32La nature asymétrique de nos résultats en fonction des types de changement appelle à un retour vers la littérature théorique. Dans la théorie économique, l’impact des changements organisationnels sur les salaires ne conduit pas à des résultats tranchés, tandis que l’effet de l’informatique s’explique en général par une causalité inverse. Cependant, il est possible de montrer, dans le cadre d’un modèle principal-agent, qu’un changement technologique qui conduit au passage d’une fonction de production sous-modulaire à une fonction de production super-modulaire, peut générer une baisse de salaire (Che et Yoo, 2001 ; Diaye et al. 2007). Il est possible que la mise en réseau permise par les technologies de l’information des années 1990 ait produit ce type d’effet. Si par ailleurs, les nouvelles formes d’organisation demandent une implication plus forte des salariés, alors l’entreprise peut être amenée à mettre en place des dispositifs incitatifs particuliers, notamment à destination des nouveaux entrants.

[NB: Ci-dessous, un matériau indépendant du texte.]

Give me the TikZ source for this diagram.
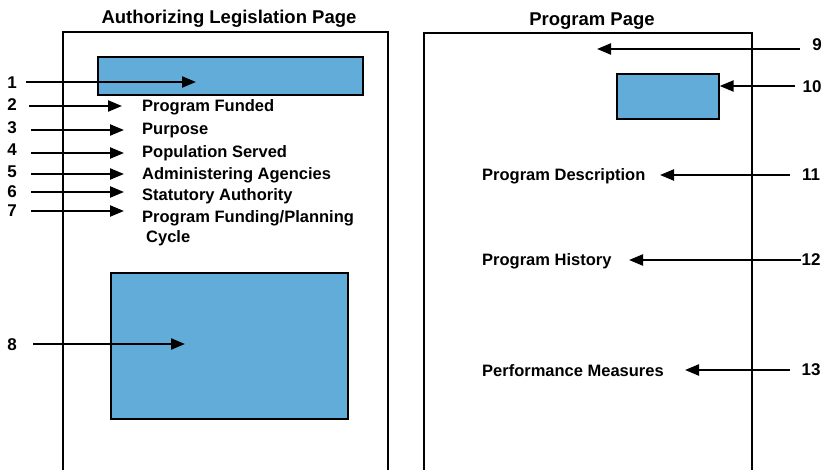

33Favoriser les changements organisationnels des entreprises pourrait mener, par l’augmentation salariale qu’elles semblent permettre, et en négligeant des différences dans la pénibilité des tâches (qui demandent encore à être documentées), à une amélioration du bien-être des offreurs et partant contribuer potentiellement au développement de la population active. On sait par ailleurs que la diffusion des technologies de l’information a contribué à augmenter les rythmes de travail. Si par ailleurs, l’informatisation des entreprises s’accompagne de rémunération et de carrières moins favorables pour les salariés mobiles, alors, les répercussions de la diffusion des TIC sur l’offre de travail devraient être plutôt défavorables. Néanmoins, si les années 1990 ont été marquées par la massification de l’usage d’Internet, qui a fortement réduit les coûts de communication, les années 2000 se trouvent dans une configuration technologique différente avec le développement d’outils favorisant l’intégration de l’information. Les résultats de la réédition de l’enquête COI, conduite en 2006, devraient permettre d’aller plus loin.